Heroku's engineering team wrote about their journey from manual deployments to automated continuous deployments for Heroku Runtime, their managed environment for applications. They achieved this using Heroku primitives and a custom deployer tool.
The Heroku Runtime team builds and operates both single (Private Space/PS) and multi-tenant (Common Runtime/CR) environments. This includes container orchestration, routing and logging. Previously, the team followed a deployment routine consisting of multiple manual steps - including signoff from the primary on-call engineer, allowing sufficient buffer for monitoring post-deployment, and monitoring multiple dashboards. This also had the overhead of waiting for things to stabilize before proceeding to other regions and services. It worked as the team was smaller then, and services and regions were limited to 2 prod environments in the US and the EU. With an increase in the number of team members and a long term project to re-architect the CR into multiple services, the team had to engage in an automation exercise and build an automated deployer tool.
InfoQ reached out to Bernerd Schaefer, principal member of the technical staff at Heroku, to learn more about the challenges they faced and the details of the solution.
The previous processes in place were dependent on team bandwidth and careful manual planning of the expected impact.

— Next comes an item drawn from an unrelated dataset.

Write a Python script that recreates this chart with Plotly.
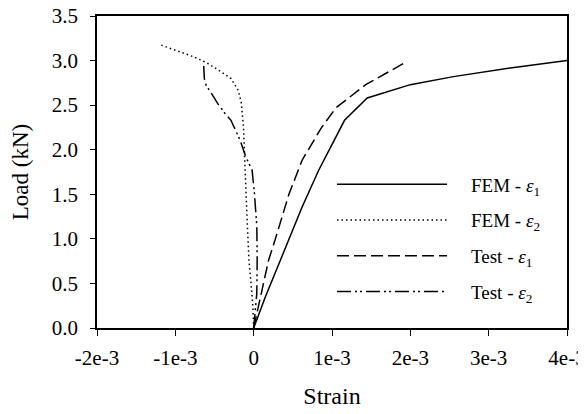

Direwolf - a test platform - reported the status across regions. The growth of the team to 30+ members made this process cumbersome. Combined with the challenge of managing an architecture revamp for CR which would split their monolithic Ruby app for CR into multiple services, the team decided to push for complete automation. The app was running in two production environments and the manual steps led to higher coordination costs.
The team's solution was to use existing Heroku primitives and a custom tool called cedar-service-deployer. Each service became part of a Pipeline, and sharded services were deployed across multiple staging and prod environments as part of a long-term project. The cedar-service-deployer tools - written in Go - scans pipelines for differences between stages. If it finds any, it runs checks to see if it can promote the code to the next stage. These checks include release age, sufficient time for integration tests, ongoing incidents, alerts that are firing, promoting only from the master branch, etc. Adding new checks requires a code change, says Schaefer, as the list is fixed. At the same time, he explains that teams can configure their own alerts:
Teams are able to configure which things are checked for individual services, particularly which alerts to monitor to determine the health of a service. For example, a service might have one alert checking that the service is up, one checking that its HTTP success rate is over 99%, and teams adding those services to the deployer would configure those alerts in a JSON file for the deployer service to monitor during releases.
Monitoring and alerting form an important part of the deployment, as they can indicate possible issues. Heroku uses Librato for collecting metrics and alerting. There are some other systems too for monitoring, but so far all of the services that are controlled by the deployer use Librato, says Schaefer.
Schaefer further elaborates on their philosophy of monitoring:
One of the things we've been pushing forward is baking monitoring into our standard service toolkit, so that every service has useful instrumentation by default. As services go into production and mature, they'll probably need some custom instrumentation, of course. But the goal is that service developers can focus on and be experts in the features their service offers -- without also needing to be experts in metrics collection, or tracing, or whatever else we want to know about how systems are operating.
Although in most cases the deployer can automatically decide whether to push or not, there is provision for manual override. Schaefer explains:
The system always allows operators to use the existing manual tooling to push out releases. We might do that during an incident to get a critical hotfix patch rolled out to the impacted environment. It's rare to push out other changes during an incident, since we try to minimize the changes to production while one is open, and folks are rarely in such a rush to get things out, but that capability is there if it's needed.
The stateless nature of the deployer means it works by trying to promote between any two stages in the pipeline, and is not tied to a single "release" version. This enables multiple commit points to be present concurrently at different stages of the deployment pipeline.